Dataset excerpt
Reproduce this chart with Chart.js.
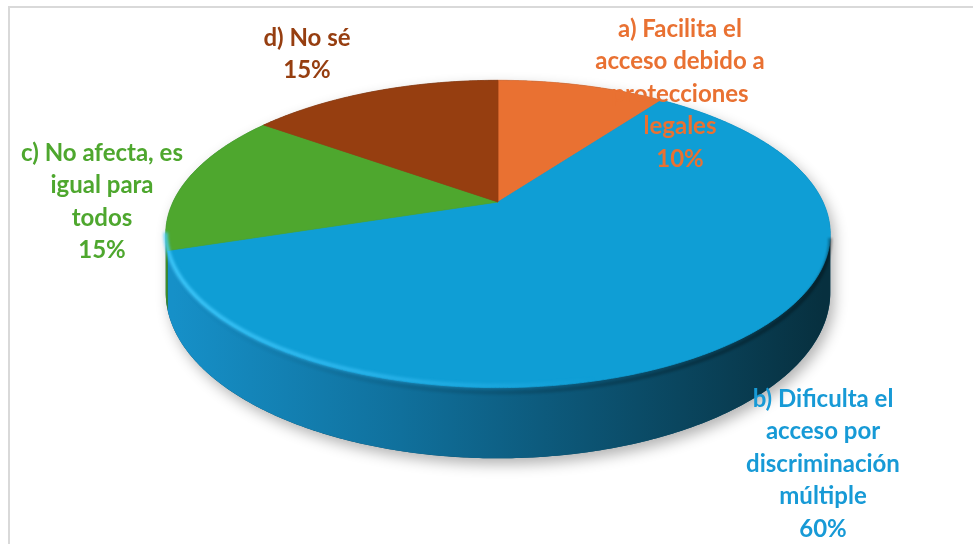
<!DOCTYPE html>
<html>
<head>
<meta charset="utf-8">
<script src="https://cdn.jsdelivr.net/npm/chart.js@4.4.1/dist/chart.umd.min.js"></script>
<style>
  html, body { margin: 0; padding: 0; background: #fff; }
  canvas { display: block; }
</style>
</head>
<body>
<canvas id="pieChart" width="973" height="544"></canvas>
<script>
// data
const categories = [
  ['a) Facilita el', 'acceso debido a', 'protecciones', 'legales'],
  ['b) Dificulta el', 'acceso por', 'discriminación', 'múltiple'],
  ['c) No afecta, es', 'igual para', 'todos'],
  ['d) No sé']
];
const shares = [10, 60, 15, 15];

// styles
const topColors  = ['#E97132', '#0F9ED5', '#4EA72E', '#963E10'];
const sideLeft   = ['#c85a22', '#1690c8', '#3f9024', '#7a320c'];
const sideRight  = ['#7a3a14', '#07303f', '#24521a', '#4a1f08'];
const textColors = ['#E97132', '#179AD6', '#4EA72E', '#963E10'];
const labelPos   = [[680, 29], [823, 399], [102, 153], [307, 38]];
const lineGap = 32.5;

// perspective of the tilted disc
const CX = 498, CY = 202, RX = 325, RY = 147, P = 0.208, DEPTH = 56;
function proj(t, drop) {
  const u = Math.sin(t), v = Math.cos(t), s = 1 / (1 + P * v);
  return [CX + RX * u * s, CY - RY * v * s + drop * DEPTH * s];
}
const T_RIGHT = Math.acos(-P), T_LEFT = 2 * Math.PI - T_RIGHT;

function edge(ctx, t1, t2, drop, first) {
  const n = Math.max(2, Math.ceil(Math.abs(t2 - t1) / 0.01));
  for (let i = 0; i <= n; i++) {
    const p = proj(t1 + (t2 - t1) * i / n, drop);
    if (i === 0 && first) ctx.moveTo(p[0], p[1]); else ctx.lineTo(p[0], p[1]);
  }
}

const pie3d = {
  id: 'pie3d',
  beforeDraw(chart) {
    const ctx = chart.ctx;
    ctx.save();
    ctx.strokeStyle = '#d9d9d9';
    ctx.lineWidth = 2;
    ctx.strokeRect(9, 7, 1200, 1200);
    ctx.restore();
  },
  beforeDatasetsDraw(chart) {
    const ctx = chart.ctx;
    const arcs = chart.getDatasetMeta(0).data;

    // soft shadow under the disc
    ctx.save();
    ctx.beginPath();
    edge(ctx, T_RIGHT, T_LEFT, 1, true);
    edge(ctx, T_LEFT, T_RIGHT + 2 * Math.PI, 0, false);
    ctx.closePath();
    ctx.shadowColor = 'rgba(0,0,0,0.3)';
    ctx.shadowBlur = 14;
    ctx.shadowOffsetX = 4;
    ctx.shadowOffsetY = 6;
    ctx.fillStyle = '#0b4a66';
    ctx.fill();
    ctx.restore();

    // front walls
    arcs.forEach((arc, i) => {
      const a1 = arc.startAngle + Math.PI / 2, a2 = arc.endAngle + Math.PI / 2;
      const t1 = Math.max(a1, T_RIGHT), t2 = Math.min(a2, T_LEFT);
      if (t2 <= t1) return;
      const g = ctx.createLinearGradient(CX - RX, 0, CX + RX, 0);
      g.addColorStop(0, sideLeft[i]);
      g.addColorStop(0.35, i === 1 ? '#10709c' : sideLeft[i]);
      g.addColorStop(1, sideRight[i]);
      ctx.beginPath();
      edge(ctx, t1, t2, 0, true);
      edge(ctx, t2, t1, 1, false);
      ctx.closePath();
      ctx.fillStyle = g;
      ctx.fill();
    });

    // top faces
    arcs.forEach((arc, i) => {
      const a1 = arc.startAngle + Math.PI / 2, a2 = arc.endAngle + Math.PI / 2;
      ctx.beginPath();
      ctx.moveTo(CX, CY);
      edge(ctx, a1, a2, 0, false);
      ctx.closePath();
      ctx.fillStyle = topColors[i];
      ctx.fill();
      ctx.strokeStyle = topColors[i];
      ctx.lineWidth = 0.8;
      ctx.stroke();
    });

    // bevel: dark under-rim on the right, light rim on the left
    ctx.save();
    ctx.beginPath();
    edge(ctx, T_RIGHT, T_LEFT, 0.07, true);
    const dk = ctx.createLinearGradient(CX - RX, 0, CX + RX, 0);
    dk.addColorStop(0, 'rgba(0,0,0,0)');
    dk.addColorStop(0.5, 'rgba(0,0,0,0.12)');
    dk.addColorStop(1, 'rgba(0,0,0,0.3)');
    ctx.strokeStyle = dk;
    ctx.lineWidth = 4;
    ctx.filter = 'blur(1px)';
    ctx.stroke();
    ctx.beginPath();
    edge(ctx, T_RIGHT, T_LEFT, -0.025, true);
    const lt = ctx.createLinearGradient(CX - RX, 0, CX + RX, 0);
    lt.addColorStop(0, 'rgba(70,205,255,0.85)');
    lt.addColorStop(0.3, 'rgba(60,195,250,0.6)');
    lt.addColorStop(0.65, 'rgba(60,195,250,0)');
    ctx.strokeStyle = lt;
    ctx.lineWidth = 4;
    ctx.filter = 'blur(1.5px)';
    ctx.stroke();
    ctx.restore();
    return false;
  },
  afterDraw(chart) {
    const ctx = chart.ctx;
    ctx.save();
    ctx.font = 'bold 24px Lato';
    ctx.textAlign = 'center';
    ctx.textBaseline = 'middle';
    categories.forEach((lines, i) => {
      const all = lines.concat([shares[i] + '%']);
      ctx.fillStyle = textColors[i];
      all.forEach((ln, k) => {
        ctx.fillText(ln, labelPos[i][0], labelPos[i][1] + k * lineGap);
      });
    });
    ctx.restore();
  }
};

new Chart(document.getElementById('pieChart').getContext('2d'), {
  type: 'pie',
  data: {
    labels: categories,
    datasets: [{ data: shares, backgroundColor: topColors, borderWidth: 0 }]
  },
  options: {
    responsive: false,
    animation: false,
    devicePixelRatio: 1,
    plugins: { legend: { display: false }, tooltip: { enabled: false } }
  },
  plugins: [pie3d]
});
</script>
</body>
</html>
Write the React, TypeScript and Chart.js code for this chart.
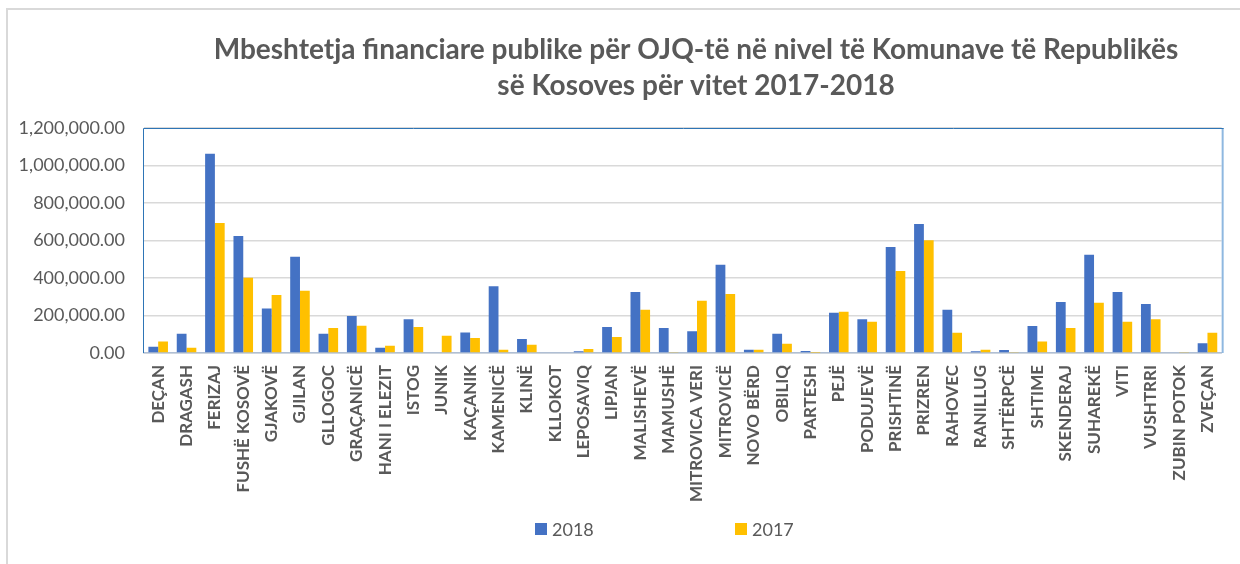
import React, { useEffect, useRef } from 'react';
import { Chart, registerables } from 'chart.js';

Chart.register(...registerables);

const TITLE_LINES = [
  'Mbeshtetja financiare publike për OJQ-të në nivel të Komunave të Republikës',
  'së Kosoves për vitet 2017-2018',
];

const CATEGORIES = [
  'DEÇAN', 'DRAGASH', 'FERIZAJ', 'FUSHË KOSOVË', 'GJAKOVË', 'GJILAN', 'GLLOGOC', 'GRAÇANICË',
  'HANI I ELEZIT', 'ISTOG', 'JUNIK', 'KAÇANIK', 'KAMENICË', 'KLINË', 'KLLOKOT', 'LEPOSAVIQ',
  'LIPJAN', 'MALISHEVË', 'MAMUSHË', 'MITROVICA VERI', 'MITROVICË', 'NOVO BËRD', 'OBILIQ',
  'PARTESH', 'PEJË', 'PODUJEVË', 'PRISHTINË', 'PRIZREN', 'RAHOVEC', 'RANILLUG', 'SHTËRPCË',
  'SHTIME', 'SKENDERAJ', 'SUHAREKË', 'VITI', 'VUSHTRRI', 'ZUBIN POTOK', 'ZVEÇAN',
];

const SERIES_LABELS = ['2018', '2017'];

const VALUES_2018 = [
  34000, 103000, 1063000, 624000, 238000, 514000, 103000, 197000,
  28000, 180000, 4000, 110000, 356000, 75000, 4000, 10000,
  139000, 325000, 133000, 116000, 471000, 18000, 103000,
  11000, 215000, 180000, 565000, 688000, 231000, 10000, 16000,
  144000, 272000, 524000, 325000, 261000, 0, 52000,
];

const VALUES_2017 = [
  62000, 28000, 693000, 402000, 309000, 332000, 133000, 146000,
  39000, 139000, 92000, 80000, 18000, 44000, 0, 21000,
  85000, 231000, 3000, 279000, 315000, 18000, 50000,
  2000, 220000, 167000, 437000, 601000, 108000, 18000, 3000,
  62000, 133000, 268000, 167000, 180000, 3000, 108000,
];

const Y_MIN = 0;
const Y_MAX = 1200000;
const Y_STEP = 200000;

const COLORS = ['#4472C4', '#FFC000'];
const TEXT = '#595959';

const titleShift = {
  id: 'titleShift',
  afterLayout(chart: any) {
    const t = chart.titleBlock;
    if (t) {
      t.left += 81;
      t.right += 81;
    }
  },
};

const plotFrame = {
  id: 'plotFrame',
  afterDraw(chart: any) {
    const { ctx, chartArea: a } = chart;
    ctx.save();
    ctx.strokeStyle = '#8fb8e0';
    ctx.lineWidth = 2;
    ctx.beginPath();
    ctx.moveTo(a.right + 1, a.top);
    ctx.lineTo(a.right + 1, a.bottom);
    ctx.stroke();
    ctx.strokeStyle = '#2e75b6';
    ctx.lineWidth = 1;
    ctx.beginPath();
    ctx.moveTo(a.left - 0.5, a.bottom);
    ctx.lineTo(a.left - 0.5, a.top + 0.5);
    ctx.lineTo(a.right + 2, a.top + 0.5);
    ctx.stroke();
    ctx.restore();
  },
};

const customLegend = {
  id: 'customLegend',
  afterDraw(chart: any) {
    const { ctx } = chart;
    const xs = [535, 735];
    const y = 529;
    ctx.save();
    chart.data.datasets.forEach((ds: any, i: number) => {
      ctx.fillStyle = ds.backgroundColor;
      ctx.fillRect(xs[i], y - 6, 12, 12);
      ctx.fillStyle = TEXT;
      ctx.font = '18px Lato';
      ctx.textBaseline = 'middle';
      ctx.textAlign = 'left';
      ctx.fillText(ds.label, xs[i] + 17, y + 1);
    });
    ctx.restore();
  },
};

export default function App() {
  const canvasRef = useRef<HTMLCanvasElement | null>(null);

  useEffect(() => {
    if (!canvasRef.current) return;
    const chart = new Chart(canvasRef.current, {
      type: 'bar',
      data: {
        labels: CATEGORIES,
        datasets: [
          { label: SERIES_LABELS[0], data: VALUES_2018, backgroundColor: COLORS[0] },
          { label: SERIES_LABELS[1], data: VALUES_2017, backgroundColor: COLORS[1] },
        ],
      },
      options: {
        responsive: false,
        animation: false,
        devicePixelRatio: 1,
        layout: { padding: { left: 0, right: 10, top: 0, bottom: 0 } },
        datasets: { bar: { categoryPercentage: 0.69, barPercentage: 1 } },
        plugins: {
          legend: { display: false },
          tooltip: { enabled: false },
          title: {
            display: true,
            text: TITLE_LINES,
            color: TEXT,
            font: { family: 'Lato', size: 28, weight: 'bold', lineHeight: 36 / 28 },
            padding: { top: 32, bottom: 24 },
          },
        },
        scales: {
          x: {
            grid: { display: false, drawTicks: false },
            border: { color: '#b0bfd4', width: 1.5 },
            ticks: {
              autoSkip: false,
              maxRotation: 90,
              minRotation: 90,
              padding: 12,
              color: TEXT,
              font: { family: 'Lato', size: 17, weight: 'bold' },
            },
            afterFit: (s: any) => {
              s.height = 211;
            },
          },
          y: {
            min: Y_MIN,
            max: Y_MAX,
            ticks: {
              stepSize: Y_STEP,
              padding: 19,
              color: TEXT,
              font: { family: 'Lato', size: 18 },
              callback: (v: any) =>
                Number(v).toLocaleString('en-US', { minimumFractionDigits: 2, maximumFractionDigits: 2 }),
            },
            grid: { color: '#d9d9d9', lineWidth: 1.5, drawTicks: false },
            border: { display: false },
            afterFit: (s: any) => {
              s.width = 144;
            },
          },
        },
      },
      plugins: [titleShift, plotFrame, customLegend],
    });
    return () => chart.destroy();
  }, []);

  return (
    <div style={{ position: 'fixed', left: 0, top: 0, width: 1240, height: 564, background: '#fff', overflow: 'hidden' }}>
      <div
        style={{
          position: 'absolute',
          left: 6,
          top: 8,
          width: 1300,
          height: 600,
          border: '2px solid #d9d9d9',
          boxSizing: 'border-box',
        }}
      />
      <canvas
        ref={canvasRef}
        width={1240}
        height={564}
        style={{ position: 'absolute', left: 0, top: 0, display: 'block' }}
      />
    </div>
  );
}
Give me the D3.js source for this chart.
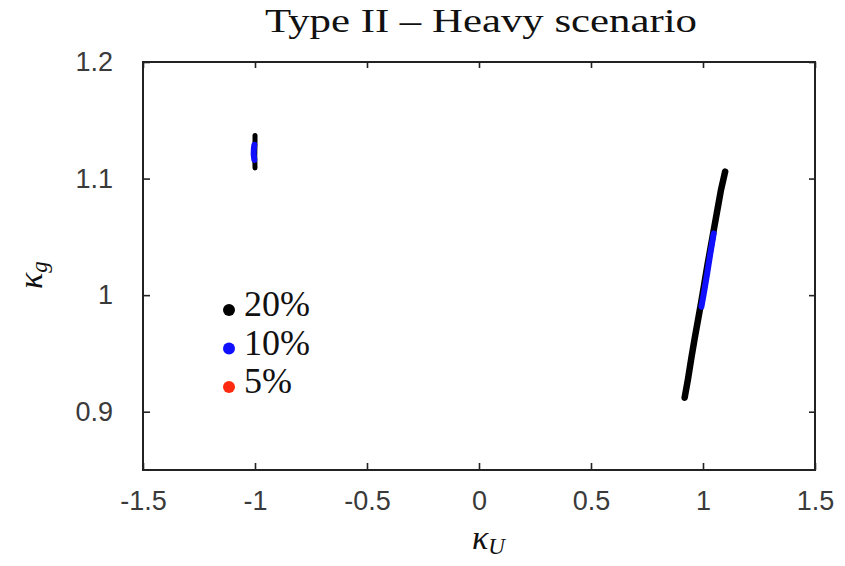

AIM OF THE EXERCISE
With all pictures left out, please transcribe exactly the lines from the start of the material through the line with "const shares = [10, 60, 15, 15];".

THE REPLY
Reproduce this chart with Chart.js.
<!DOCTYPE html>
<html>
<head>
<meta charset="utf-8">
<script src="https://cdn.jsdelivr.net/npm/chart.js@4.4.1/dist/chart.umd.min.js"></script>
<style>
  html, body { margin: 0; padding: 0; background: #fff; }
  canvas { display: block; }
</style>
</head>
<body>
<canvas id="pieChart" width="973" height="544"></canvas>
<script>
// data
const categories = [
  ['a) Facilita el', 'acceso debido a', 'protecciones', 'legales'],
  ['b) Dificulta el', 'acceso por', 'discriminación', 'múltiple'],
  ['c) No afecta, es', 'igual para', 'todos'],
  ['d) No sé']
];
const shares = [10, 60, 15, 15];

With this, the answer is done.